Support for Eventual Consistency in Modern Databases

Most commercial NoSQL databases offers different consistency levels such that you don't have to choose just between Eventual and Strict consistency. This gives you a lot of flexibility in adapting the database as per your user requirements.

For example, Azure cosmos DB offers five levels of consistency ranging from Strict to Eventual consistency.

Azure Cosmos DB Consistency Levels

Azure Cosmos DB Consistency Levels (Courtsey: MSDN )

Cassandra also extends the concept of eventual consistency by augmenting it with tunable consistency. This allows the client application to decide how consistent the requested data must be for any given read or write operation.

Cassandra also allows you to have separate consistency strategy for read and write operations. For example, for write operations, a consistency level of "Any" means that a write operation must succeed on any available node. This delivers the lowest consistency and highest availability.
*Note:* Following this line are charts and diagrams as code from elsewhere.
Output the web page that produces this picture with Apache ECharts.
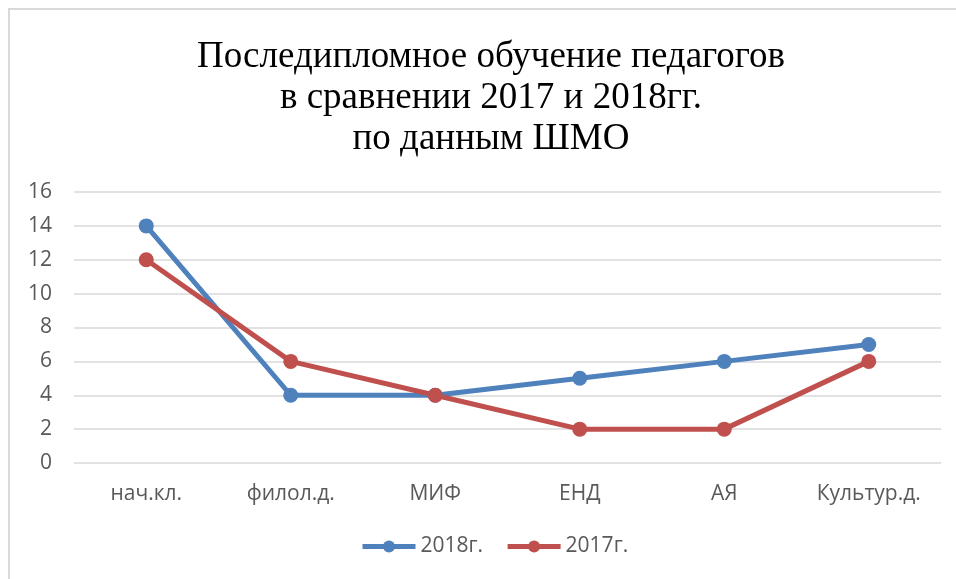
<!DOCTYPE html>
<html>
<head>
<meta charset="utf-8">
<script src="https://cdn.jsdelivr.net/npm/echarts@6/dist/echarts.min.js"></script>
<style>
  html, body { margin: 0; padding: 0; background: #fff; }
  #frame { position: absolute; left: 8px; top: 8px; width: 1000px; height: 700px; border: 2px solid #d9d9d9; box-sizing: border-box; }
  #main { position: absolute; left: 0; top: 0; width: 956px; height: 579px; }
</style>
</head>
<body>
<div id="frame"></div>
<div id="main"></div>
<script>
// категории и значения
var categories = ['нач.кл.', 'филол.д.', 'МИФ', 'ЕНД', 'АЯ', 'Культур.д.']
var data2018 = [14, 4, 4, 5, 6, 7]
var data2017 = [12, 6, 4, 2, 2, 6]
var yTicks = { min: 0, max: 16, interval: 2 }

var chart = echarts.init(document.getElementById('main'))
var labelColor = '#595959'
var sans = '"Open Sans", "Noto Sans", sans-serif'

chart.setOption({
  animation: false,
  title: {
    text: 'Последипломное обучение педагогов\nв сравнении 2017 и 2018гг.\nпо данным ШМО',
    left: 486,
    textAlign: 'center',
    top: 32,
    textStyle: {
      fontFamily: '"Liberation Serif", "DejaVu Serif", serif',
      fontWeight: 'normal',
      fontSize: 37,
      lineHeight: 41,
      color: '#000'
    }
  },
  legend: {
    bottom: 17,
    left: 355,
    itemWidth: 53,
    itemHeight: 15,
    itemGap: 22,
    lineStyle: { width: 5 },
    textStyle: { fontFamily: sans, fontSize: 21, color: labelColor },
    data: ['2018г.', '2017г.']
  },
  grid: {
    left: 74,
    right: 15,
    top: 192,
    bottom: 116,
    containLabel: false
  },
  xAxis: {
    type: 'category',
    data: categories,
    axisLine: { show: false },
    axisTick: { show: false },
    axisLabel: { color: labelColor, fontFamily: sans, fontSize: 21, margin: 21 }
  },
  yAxis: {
    type: 'value',
    min: yTicks.min,
    max: yTicks.max,
    interval: yTicks.interval,
    axisLine: { show: false },
    axisTick: { show: false },
    splitLine: { lineStyle: { color: '#d9d9d9', width: 1.5 } },
    axisLabel: { color: labelColor, fontFamily: sans, fontSize: 21, margin: 22 }
  },
  series: [
    {
      name: '2018г.',
      type: 'line',
      data: data2018,
      symbol: 'circle',
      symbolSize: 15,
      lineStyle: { width: 5, color: '#4f81bd' },
      itemStyle: { color: '#4f81bd' }
    },
    {
      name: '2017г.',
      type: 'line',
      data: data2017,
      symbol: 'circle',
      symbolSize: 15,
      lineStyle: { width: 5, color: '#c0504d' },
      itemStyle: { color: '#c0504d' }
    }
  ]
})
</script>
</body>
</html>
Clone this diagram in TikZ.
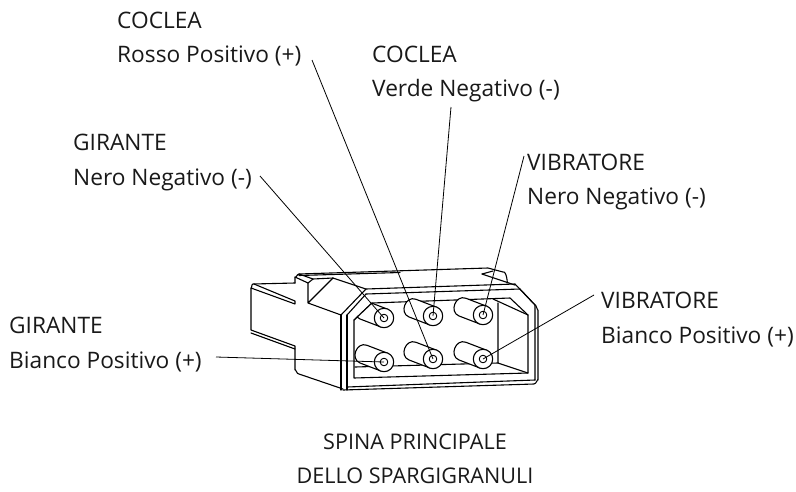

On the other end of the spectrum, a consistency level "ALL" means that a write operation must succeed on all replica nodes for a row key. This provides the highest consistency and the lowest availability of any other level.

Key Takeaways

Here a list of key things you should remember for system design interviews:

  1. Know the difference between strict and eventual consistency
  2. Understand that NoSQL databases supports a wide spectrum consistency models. You'll need to tune the consistency model of the system based on the user requirements. 
  3. Understand the scenarios where eventual consistency will be useful and design the system as such.

      Finally, a key thing to keep in mind is that a distributed system might have some parts which use eventual consistency and some part which use strict consistency. For example, "up-votes" on a forum post might use eventual consistency whereas password updates for users in the same system might use strict/ immediate consistency.